By this time we thought we understood why a kind Providence had
caused that cottonwood tree to lodge at such an angle that a buffalo
could not climb it, but we could--and we did. Getting ourselves safely
into the fork of the tree, we continued to shoot from our coign of
vantage till the big fellow dropped. When he ceased to kick or give
any sign of belligerency, we came down and approached him, carefully.
Then we dressed him, or as much of him as we could carry in two bags
that we had strapped behind our saddles, and rejoined the train after
our people had gone into camp for the night.

[Illustration: Chimney Rock]

We had our first buffalo steak for supper that night. We also had the
satisfaction of observing signs of jealousy on the part of the other
men who had never killed a buffalo.

One of the first natural curiosities we saw was Chimney Rock; a
vertical column of sandstone something like forty feet high, with a
rugged stone bluff rising abruptly near it. Its appearance, from our
distant view, resembled a stone chimney from which the building had
been burned away, as it stood, solitary on the flat earth at the south
side of the Platte River, we traveling up the north shore. Such a
time-chiseled monument was a novelty to us then. To the early
emigrants it was the first notable landmark.

While some distance farther west, as we scaled the higher slopes, we
could see to the southward the snow-capped peaks of that region which
long afterward was taken from western Nebraska to become the Territory
of Colorado, and later still, the State of that name. Looking over and
past the locality where, more than a year thereafter, the town of
Denver was laid out, we saw, during several weeks, the summit of
Pike's Peak, hundreds of miles away.

One evening when we were going into camp we were overtaken by a man
trundling a push-cart. This vehicle had between its wheels a box
containing the man's supplies of food and camp articles, with the
blankets, which were in a roll, placed on top; all strapped down under
an oilcloth cover.

With this simple outfit, pushed in front of him, this man was making
his way from one of the Eastern States to California, a distance of
more than three thousand miles. He was of medium size, athletic
appearance, with a cheerful face. He visited us overnight. The next
morning he was invited to tie his cart behind one of our wagons and
ride with us. He replied that he would be pleased to do so, but was
anxious to make all possible speed, and felt that he could not wait on
the progress of our train, which was somewhat slower than the pace he
maintained. It was said that he was the first man who made the entire
trip on foot and alone, from coast to coast, as we were afterwards
informed he succeeded in doing.

From time to time the tedium was dispelled by varied incidents; many
that were entertaining and instructive, some ludicrous, some pathetic,
and others profoundly tragic. Agreeable happenings predominated
largely during the early stages, and those involving difficulties and
of grave import were mainly a part of our experiences toward the close
of the long pilgrimage. Such an order of events might be presumed as a
natural sequence, as the route led first over a territory not
generally difficult to travel, but farther and farther from
established civilization, into rougher lands, and toward those regions
where outlawry, common to all pioneer conditions, was prevalent.
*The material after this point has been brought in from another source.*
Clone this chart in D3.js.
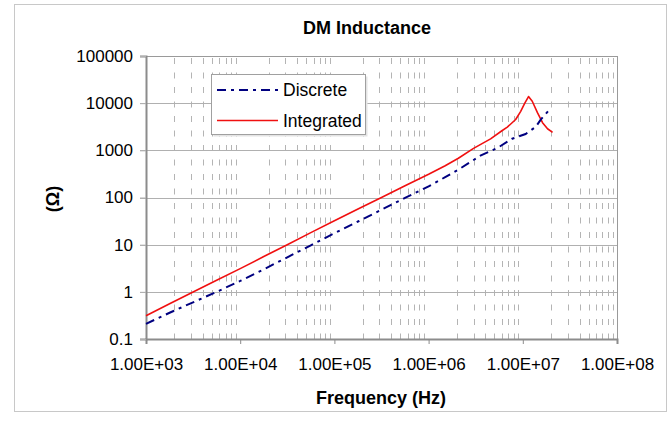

With our company were four or five boys and young men, eighteen to
twenty-one years of age, also a kindly and unpretentious but droll
young fellow, named John C. Aston, whose age was about twenty-five.
This younger element was responsible for most of the occurrences of
lighter vein, which became a feature of our daily progress.

Aston's intimate friends called him "Jack," and some of the more
facetious ones shortened the cognomen "Jack Aston" by dropping the
"ton," inconsiderately declaring that the briefer appellation fitted
the man, even better than did his coat, which always was loose about
the shoulders and too long in the sleeves. But all knew "Jack" to be
an excellent fellow. His principal fault, if it could be so termed,
was a superabundance of good-nature, a willingness at all times to
joke and be joked. He had a fund of stories--in some of which he
pictured himself the hero--with which he was wont to relieve the
tedium of the evening hours. A violin was among his effects, which he
played to accompany his singing of entertaining countryside songs.
Most of these were melodious, and highly descriptive. "Jack" had much
music in his soul, and sang with good effect.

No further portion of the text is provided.